Но оставим узким спецам бороздить просторы славянизмов, и двинемся далее. А далее великий рецензент Прозы.ру продолжает убедительно клеймить "наше всё":


"У Пушкина в каждой строке халтура. Идем дальше:


«Бразды пушистые взрывая,
летит кибитка УДАЛАЯ»


Мне вот, человеку не чуждому литературе, непонятно, как неодушевленный предмет может иметь черты предмета одушевленного?"


Трижды согласен!!! А мне, существу, от которого худлитература так же далека, как Туманность Андромеды от Млечного Пути (хотя, как выдумывают астрономы, эти звездные скопления "рано чи пизно" столкнутся), всё кристально ясно: жуткий халтурщик Пушкин всё испортил в нашей поэзии.
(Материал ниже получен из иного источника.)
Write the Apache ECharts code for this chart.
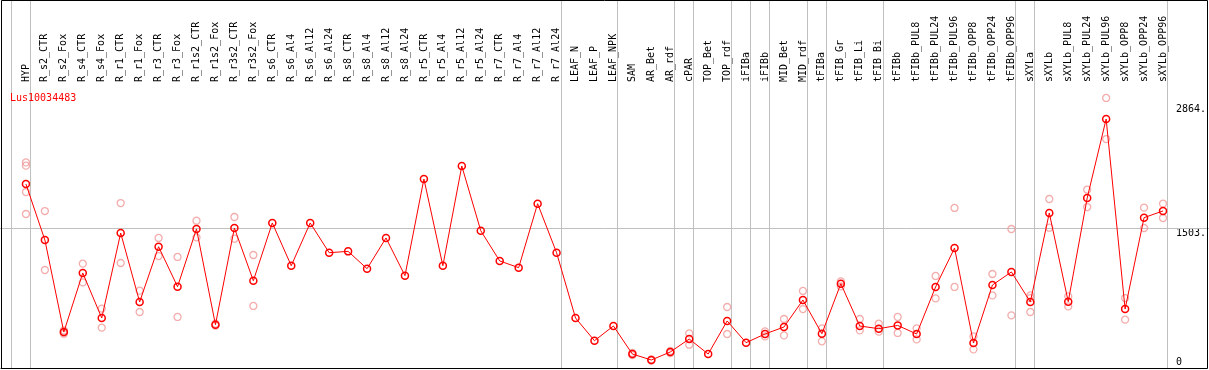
<!DOCTYPE html>
<html><head><meta charset="utf-8">
<script src="https://cdn.jsdelivr.net/npm/echarts@6/dist/echarts.min.js"></script>
<style>html,body{margin:0;padding:0;background:#fff}#c{width:1209px;height:370px}</style>
</head><body><div id="c"></div>
<script>
const chartTitle = 'Lus10034483';
const categories = ['HYP','R_s2_CTR','R_s2_Fox','R_s4_CTR','R_s4_Fox','R_r1_CTR','R_r1_Fox','R_r3_CTR','R_r3_Fox','R_r1s2_CTR','R_r1s2_Fox','R_r3s2_CTR','R_r3s2_Fox','R_s6_CTR','R_s6_Al4','R_s6_Al12','R_s6_Al24','R_s8_CTR','R_s8_Al4','R_s8_Al12','R_s8_Al24','R_r5_CTR','R_r5_Al4','R_r5_Al12','R_r5_Al24','R_r7_CTR','R_r7_Al4','R_r7_Al12','R_r7_Al24','LEAF_N','LEAF_P','LEAF_NPK','SAM','AR_Bet','AR_rdf','cPAR','TOP_Bet','TOP_rdf','iFIBa','iFIBb','MID_Bet','MID_rdf','tFIBa','tFIB_Gr','tFIB_Li','tFIB_Bi','tFIBb','tFIBb_PUL8','tFIBb_PUL24','tFIBb_PUL96','tFIBb_OPP8','tFIBb_OPP24','tFIBb_OPP96','sXYLa','sXYLb','sXYLb_PUL8','sXYLb_PUL24','sXYLb_PUL96','sXYLb_OPP8','sXYLb_OPP24','sXYLb_OPP96'];
const means = [1975,1374,386,1020,537,1449,709,1302,873,1492,465,1503,937,1557,1098,1557,1238,1252,1066,1396,991,2029,1098,2168,1474,1149,1077,1764,1238,537,293,451,150,86,172,311,150,505,272,365,440,730,368,905,451,422,457,365,870,1288,268,891,1031,709,1664,712,1825,2673,633,1614,1686];
const replicates = [[2207,2172,1889,1653],[1685,1052],[404,368,382],[1120,919],[637,433],[1771,1127],[830,601],[1396,1202],[1192,548],[1581,1402],[475,455],[1621,1388],[1213,666],
[],[],[],[],[],[],[],[],[],[],[],[],[],[],[],[],[],[],[],
[162,138],[92,80],[183,160],[371,250],[],[655,365],[],[393,339],[526,350],[827,633],[425,286],[876,930],[526,404],[476,390],[548,376],[425,307],[988,747],[1718,870],[339,200],[1009,779],[1492,565],[779,750,601],[1814,1506],[769,661],[1914,1728],[2899,2458],[751,519],[1721,1503],[1764,1610]];
const yLabelValues = [1503, 2864];
const yZeroLabel = [0];
const gridLineValue = 1503;
const groupSeparators = [-1,0,28,31,34,35,37,38,39,41,42,45,52,53,60];

const chart = echarts.init(document.getElementById('c'), null, {renderer:'canvas'});
const FONT = 'DejaVu Sans Mono';
const repData = [];
replicates.forEach((arr, i) => arr.forEach(v => repData.push([i, v])));
const meanData = means.map((v, i) => [i, v]);
const xMin = -25/19, xMax = 1181/19;

chart.setOption({
  animation: false,
  backgroundColor: '#fff',
  title: {text: chartTitle, left: 10, top: 93, padding: 0,
    textStyle: {color: '#ff0000', fontSize: 10, fontWeight: 'normal', fontFamily: FONT}},
  grid: {left: 1, right: 2, top: 85, bottom: 2, containLabel: false},
  xAxis: {type: 'value', position: 'top', min: xMin, max: xMax,
    axisLine: {show: true, lineStyle: {color: '#000', width: 1}},
    axisTick: {show: false}, splitLine: {show: false},
    axisLabel: {customValues: categories.map((_, i) => i), formatter: v => categories[Math.round(v)] || '',
      rotate: 90, margin: 3, fontFamily: FONT, fontSize: 10, color: '#000'}},
  yAxis: [
    {type: 'value', position: 'right', min: 0, max: 3038,
      axisLine: {show: false}, axisTick: {show: false}, splitLine: {show: false},
      axisLabel: {customValues: yLabelValues, inside: true, align: 'left', verticalAlign: 'top', margin: 28,
        formatter: v => (v === 2864 ? '{a|' : '{b|') + v + '.}', fontFamily: FONT, fontSize: 10, color: '#000',
        rich: {a: {fontFamily: FONT, fontSize: 10, color: '#000', padding: [3,0,0,0]},
               b: {fontFamily: FONT, fontSize: 10, color: '#000'}}}},
    {type: 'value', position: 'right', min: 0, max: 3038,
      axisLine: {show: false}, axisTick: {show: false}, splitLine: {show: false},
      axisLabel: {customValues: yZeroLabel, inside: true, align: 'left', verticalAlign: 'bottom', margin: 28,
        formatter: v => String(v), fontFamily: FONT, fontSize: 10, color: '#000', padding: [0,0,1,0]}}
  ],
  series: [
    {type: 'scatter', z: 3, data: repData, symbol: 'circle', symbolSize: 7,
      itemStyle: {color: 'rgba(0,0,0,0)', borderColor: '#f09898', borderWidth: 1.3}},
    {type: 'line', z: 4, data: meanData, symbol: 'circle', symbolSize: 7, showAllSymbol: true,
      lineStyle: {color: '#ff0000', width: 1},
      itemStyle: {color: 'rgba(255,0,0,0)', borderColor: '#ff0000', borderWidth: 1.5}}
  ]
});

// reference lines placed through the chart's own axis scales
const gridBottom = 368;
const graphics = groupSeparators.map(s => {
  const x = Math.round(chart.convertToPixel({xAxisIndex: 0}, s)) + 4.5;
  return {type: 'line', z: 1, silent: true, shape: {x1: x, y1: 0, x2: x, y2: gridBottom},
    style: {stroke: '#c0c0c0', lineWidth: 1}};
});
const gy = Math.round(chart.convertToPixel({yAxisIndex: 0}, gridLineValue)) + 0.5;
graphics.push({type: 'line', z: 1, silent: true, shape: {x1: 0, y1: gy, x2: 1209, y2: gy},
  style: {stroke: '#c0c0c0', lineWidth: 1}});
graphics.push({type: 'rect', z: 100, silent: true, shape: {x: 1.5, y: 0.5, width: 1206, height: 368},
  style: {fill: null, stroke: '#000', lineWidth: 1}});
chart.setOption({graphic: graphics});
</script></body></html>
Ну кто, как не он, вынудил Сергея Есенина насочинять кошмарное

«Поёт зима, аукает, мохнатый лес баюкает»?!


Зима не может быть бабой, поющей колыбельную, а лес - ребеночком в колыбельке. Правда, ведь?
Но тут меня осенило: бездумного романтического халтурщика Пушкина, видимо, наставил на гибельную дорогу наш кондовый Гаврила (Державин), который, сходя в гроб и, скорее всего, "натянувшись зельно пьян", изваял:


"От хладного ея (зимы - А.А.) дыханья
Природы взор оцепенел..."


Где это видано, чтобы зима умудрилась так надышать, что у природы прорезались и оцепенели зенки???


Ну, а после негодника Пушкина не только у Есенина, но и в нашей поэзии в целом всё пошло-поехало вкривь и вкось:

- у Лермонтова безнравственная тучка ночует на груди утеса-великана;
- у Тютчева "Альпы снежные глядят";
- у Пастернака "крадучись, играя в прятки, сходит небо с чердака"...
Я уж молчу о Маяковском, у которого и облако - в штанах, и солнце - говорящее басом, и вообще все мы немножко лошади.

... Всё, довольно - не могу больше! Пойду приму сотню-другую валериановых капель!